As your plants begin growing, you can give them a boost of nutrients with fertilizer. Keep your homegrown veggies safe and pure by using only organic plant foods. Look for liquid fish-and-seaweed-based formulas, which are sold in most garden centers. You dilute them with water according to the package’s directions and give it to your plants once a week. Remember, overfeeding is no healthier for plants than it is for people.

Managing Weeds and Pests

Weeds compete with your crops for nutrients and water in the soil. The best way to minimize the weeds sprouting up in your garden is to cover all the space between plants with a layer of dried grass clippings, pine needles, or straw. The mulch blocks the sun from the weeds, and it also conserves moisture in the soil for your plants. Pull any weeds that break through the mulch when they are small and be sure to get out the roots so the weeds can’t regrow.

Insects are certain to show up in and around your garden. Believe it or not, that’s a good thing. Many of the insects you see are pollinators, which your crops need to produce food, while others such as ants and wasps, do nothing that affects your plants. Before you react to bugs around your plants, take time to observe them to determine what, if any damage, they are causing. If they aren’t noticeably harming your plants, you can ignore them.

Even if you do see pests feeding on your crops, you don’t need to break out a harsh pesticide. Birds feed on many of the pests. Invite your feathered allies to hang around your bed and eat pests by placing a bird bath or other water source nearby.

Aphids are tiny wingless bugs that suck the sap out of garden plants. When you see them clustered on your plants, get rid of them by washing them off with a strong stream of water. They can’t climb back up. In damp places, slugs may show up and feed on leafy greens. You can just pick them off and toss them into a bucket of soapy water.

In many areas, rabbits, groundhogs and deer do more damage to vegetable gardens than insect pests. If you notice that your crops are being eaten and don’t see bugs all over them, chances are wildlife is responsible. A fence made with simple metal posts and chicken wire will usually keep them out.

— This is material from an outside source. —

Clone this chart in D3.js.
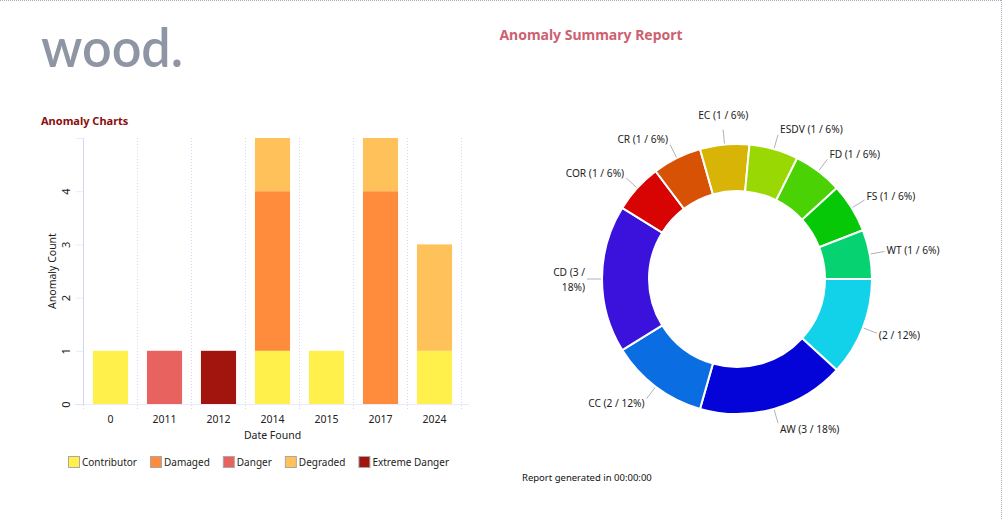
<!DOCTYPE html>
<html>
<head>
<meta charset="utf-8">
<script src="https://cdn.jsdelivr.net/npm/d3@7"></script>
<style>
  body { margin: 0; background: #fff; }
  svg { display: block; font-family: "Noto Sans", "Open Sans", sans-serif; }
</style>
</head>
<body>
<svg id="page" width="1004" height="520"></svg>
<script>
// bar chart data (anomaly count by year found, stacked by severity)
const years = ["0", "2011", "2012", "2014", "2015", "2017", "2024"];
const severities = ["Contributor", "Damaged", "Danger", "Degraded", "Extreme Danger"];
const severityColors = ["#fff04c", "#ff8c3c", "#e8625f", "#ffc25a", "#a2150f"];
const contributor   = [1, 0, 0, 1, 1, 0, 1];
const damaged       = [0, 0, 0, 3, 0, 4, 0];
const danger        = [0, 1, 0, 0, 0, 0, 0];
const degraded      = [0, 0, 0, 1, 0, 1, 2];
const extremeDanger = [0, 0, 1, 0, 0, 0, 0];
const yTicks = [0, 1, 2, 3, 4, 5];

// donut data (anomaly type)
const types = ["", "AW", "CC", "CD", "COR", "CR", "EC", "ESDV", "FD", "FS", "WT"];
const typeCounts = [2, 3, 2, 3, 1, 1, 1, 1, 1, 1, 1];
const typeColors = ["#12d2ea", "#0404d8", "#0a6ee2", "#3a12dc", "#d80404", "#d85206",
                    "#d8b406", "#9ad804", "#4ad204", "#06c806", "#06d272"];

const svg = d3.select("#page");
const axisCol = "#d4d4f4";
const fs = 10.2;

// page border (dotted, top and right)
svg.append("line").attr("x1", 0).attr("x2", 1001).attr("y1", 0.5).attr("y2", 0.5)
    .attr("stroke", "#a8a8b4").attr("stroke-dasharray", "1,1");
svg.append("line").attr("x1", 1001.5).attr("x2", 1001.5).attr("y1", 0).attr("y2", 520)
    .attr("stroke", "#a8a8c4").attr("stroke-dasharray", "1,1");

// logo
svg.append("text").attr("x", 41).attr("y", 67)
    .attr("font-family", "Lato, sans-serif").attr("font-size", 54).attr("font-weight", 600)
    .attr("fill", "#8e96a4").attr("textLength", 142).attr("lengthAdjust", "spacingAndGlyphs")
    .text("wood.");

svg.append("text").attr("x", 591).attr("y", 40).attr("text-anchor", "middle")
    .attr("font-size", 14).attr("font-weight", "bold").attr("fill", "#cc6270")
    .text("Anomaly Summary Report");

svg.append("text").attr("x", 41).attr("y", 125)
    .attr("font-size", 11).attr("font-weight", "bold").attr("fill", "#8a0c0c")
    .text("Anomaly Charts");

svg.append("text").attr("x", 522).attr("y", 481)
    .attr("font-size", 9.5).attr("fill", "#111")
    .text("Report generated in 00:00:00");

// ---- stacked bar chart ----
const plotLeft = 83.5, plotRight = 461.5, plotTop = 138, plotBottom = 404;

const x = d3.scaleBand().domain(years).range([plotLeft, plotRight])
    .paddingInner(0.35).paddingOuter(0.175);
const y = d3.scaleLinear().domain([0, 5]).range([plotBottom, plotTop]);

const rows = years.map((yr, i) => ({
    year: yr,
    "Contributor": contributor[i],
    "Damaged": damaged[i],
    "Danger": danger[i],
    "Degraded": degraded[i],
    "Extreme Danger": extremeDanger[i]
}));
const stacked = d3.stack().keys(severities)(rows);
const color = d3.scaleOrdinal().domain(severities).range(severityColors);

// vertical dotted grid at band edges
const edges = d3.range(years.length + 1).map(k => plotLeft + k * x.step());
svg.append("g").selectAll("line").data(edges).enter().append("line")
    .attr("x1", d => d).attr("x2", d => d).attr("y1", plotTop).attr("y2", plotBottom + 6)
    .attr("stroke", axisCol).attr("stroke-dasharray", "1,2");

svg.append("g").selectAll("g").data(stacked).enter().append("g")
    .attr("fill", d => color(d.key))
    .selectAll("rect").data(d => d).enter().append("rect")
        .attr("x", d => x(d.data.year))
        .attr("y", d => y(d[1]))
        .attr("width", x.bandwidth())
        .attr("height", d => y(d[0]) - y(d[1]));

// y axis
const yAxis = svg.append("g").attr("transform", "translate(" + plotLeft + ",0)")
    .call(d3.axisLeft(y).tickValues(yTicks).tickSize(8).tickPadding(6)
        .tickFormat(d => d === 5 ? "" : d));
yAxis.select(".domain").attr("stroke", axisCol).attr("d", "M0," + plotTop + "V" + plotBottom);
yAxis.selectAll(".tick line").attr("stroke", axisCol).attr("stroke-dasharray", "1,1");
yAxis.selectAll(".tick text")
    .attr("font-size", 11).attr("fill", "#222").attr("font-family", "Noto Sans, sans-serif")
    .attr("x", -17).attr("dy", "0.32em").attr("text-anchor", "middle")
    .attr("transform", "rotate(-90,-17,0)");

// x axis
const xAxis = svg.append("g").attr("transform", "translate(0," + plotBottom + ")")
    .call(d3.axisBottom(x).tickSize(0).tickPadding(12));
xAxis.select(".domain").attr("stroke", axisCol).attr("stroke-dasharray", "1,1")
    .attr("d", "M" + (plotLeft - 8) + ",0.5H" + (plotRight + 8));
xAxis.selectAll(".tick text").attr("font-size", fs + 0.3).attr("fill", "#222")
    .attr("font-family", "Noto Sans, sans-serif");

svg.append("text").attr("x", (plotLeft + plotRight) / 2).attr("y", 439).attr("text-anchor", "middle")
    .attr("font-size", fs + 0.3).attr("fill", "#222").text("Date Found");
svg.append("text").attr("transform", "translate(56,271) rotate(-90)").attr("text-anchor", "middle")
    .attr("font-size", fs + 0.3).attr("fill", "#222").text("Anomaly Count");

// legend
const legend = svg.append("g").attr("transform", "translate(68,456)");
let lx = 0;
severities.forEach((s, i) => {
    const g = legend.append("g").attr("transform", "translate(" + lx + ",0)");
    g.append("rect").attr("x", 0.5).attr("y", 0.5).attr("width", 11).attr("height", 11)
        .attr("fill", severityColors[i]).attr("stroke", "#a8a8a8");
    const t = g.append("text").attr("x", 14).attr("y", 10).attr("font-size", 10)
        .attr("fill", "#222").text(s);
    lx += 14 + t.node().getComputedTextLength() + 13;
});

// ---- donut chart ----
const cx = 737, cy = 279, rOut = 135, rIn = 88;
const total = d3.sum(typeCounts);
const pieData = types.map((t, i) => ({ name: t, value: typeCounts[i], color: typeColors[i] }));
const pie = d3.pie().value(d => d.value).sort(null)
    .startAngle(Math.PI / 2).endAngle(Math.PI / 2 + 2 * Math.PI);
const arcs = pie(pieData);
const arc = d3.arc().innerRadius(rIn).outerRadius(rOut);
const arcA = d3.arc().innerRadius(rOut + 1).outerRadius(rOut + 1);
const arcB = d3.arc().innerRadius(150).outerRadius(150);

const donut = svg.append("g").attr("transform", "translate(" + cx + "," + cy + ")");
donut.selectAll("path").data(arcs).enter().append("path")
    .attr("d", arc).attr("fill", d => d.data.color)
    .attr("stroke", "#fff").attr("stroke-width", 2);

donut.selectAll("polyline").data(arcs).enter().append("polyline")
    .attr("points", d => [arcA.centroid(d), arcB.centroid(d)])
    .attr("fill", "none").attr("stroke", "#9c9ca8").attr("stroke-width", 0.8);

const labels = donut.selectAll("text.lbl").data(arcs).enter().append("text")
    .attr("class", "lbl").attr("font-size", fs).attr("fill", "#222");
labels.each(function(d) {
    const mid = (d.startAngle + d.endAngle) / 2;
    const p = arcB.centroid(d);
    const s = Math.sin(mid), c = Math.cos(mid);
    let anchor = "middle", tx = p[0], ty = p[1] - c * 6;
    if (s > 0.2) { anchor = "start"; tx += 2; }
    else if (s < -0.2) { anchor = "end"; tx -= 2; }
    else { ty -= 8; }
    const pct = Math.round(d.data.value / total * 100);
    const label = (d.data.name + " (" + d.data.value + " / " + pct + "%)").trim();
    const t = d3.select(this).attr("text-anchor", anchor).attr("x", tx).attr("y", ty)
        .attr("dy", "0.35em").text(label);
    // wrap left-side labels that run past the chart area
    const room = anchor === "end" ? (cx + tx) - 545 : 999;
    if (this.getComputedTextLength() > room) {
        const words = label.split(" ");
        const first = words.slice(0, 3).join(" "), second = words.slice(3).join(" ");
        t.text(null);
        t.append("tspan").attr("x", tx).attr("dy", "-0.3em").text(first);
        t.append("tspan").attr("x", tx).attr("dy", "1.45em").text(second);
    }
});
</script>
</body>
</html>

From Harvest to Kitchen: Maximizing the Use of Your Spring Produce

A mother and her daughter spring gardening, picking fresh strawberries from their garden

Harvesting and Storing Fresh Produce

Growing your own food lets you eat it at the peak of flavor and nutrition, so try to harvest just before you’re ready to prepare your meal. If you must keep some of your harvest in the refrigerator, don’t wash it and be sure it’s fully dry before storing it to prevent mold from growing.

Leafy greens and herbs such as dill and parsley also benefit from regular harvesting. Simply snip off the amount of leaves you want, taking no more than a third of the plant at a time. Give the plants a little fertilizer after harvesting and in a few days new growth will appear.

Cooking and Enjoying Your Homegrown Spring Produce

The most rewarding part of the effort you put into spring gardening is serving your lovingly tended crops in meals for yourself and your family. Your veggies will be so fresh and bursting with flavor that you’ll love eating them raw, moments after you’ve plucked them. Your homegrown veggies can also be essential ingredients in healthy Flex meals like these.

Simple and Healthy Recipes Using Spring Vegetables

  • Teriyaki Shrimp Stir-fry features broccoli and snow peas along with shrimp, all in a sweet and savory sauce.
  • With an abundance of kale from your spring gardening, you can make a batch of Crunchy Kale Chips, a healthy and satisfying snack.
  • Add a little zing to your Nutrisystem Thick Crust Pizza with a light topping of fresh arugula.
  • Your spinach boosts the flavor and nutrition of Nutrisystem’s Bistro-Style Toasted Ravioli in a tangy tomato sauce.
  • Radishes are fun to dip and even better in our Creamy Radish Feta Dip.
  • Once you’ve had your fill of strawberries straight from the vine, try our Cannoli Stuffed Strawberries. Serve them at a party and wow the other guests with the news that you grew the fruit yourself.

Further Learning

Planting basil in spring in a flower pot. woman spring gardening

Expanding Your Gardening Skills

Planting your first garden opens the door for you to discover all the ways that raising food enriches your life, from the quality and variety of your meals to the simple pleasure of seeing your hard work come to fruition on your dinner table. Along the way, you’ll find that gardening is a learning experience that almost never ends. Each crop and each season present new challenges that keep you coming back for more.

While you might be tempted to plant every kind of vegetable and fruit you like, give yourself time to learn what works for you by starting with one bed or a few containers and a limited number of plants. You always can expand in future seasons as your knowledge and skills advance.

Resources for Continued Education

In the meantime, you can pick up pointers on getting started with our 10 Home Gardening Tips for Beginners. For a more in-depth reference, buy or borrow a copy of Rodale’s Basic Organic Gardening or Starter Vegetable Gardens. Both books provide ideas and information you can use in your first season and for years to come.

The National Gardening Association offers a comprehensive food gardening guide and an extensive database of frequently asked questions. In every state, the extension service gives valuable information free to home gardeners. The Farmer’s Almanac has a state-by-state listing so you can find your local office.

The most powerful gardening tool is your powers of observation. Spend a little time each day in your garden, looking closely at the plants and all the other living things around it. You’ll feel a real connection to your food and your environment. You’ll see them growing and bearing their harvest for you. And you’ll begin to imagine the meals you can make with your fresh, homegrown food.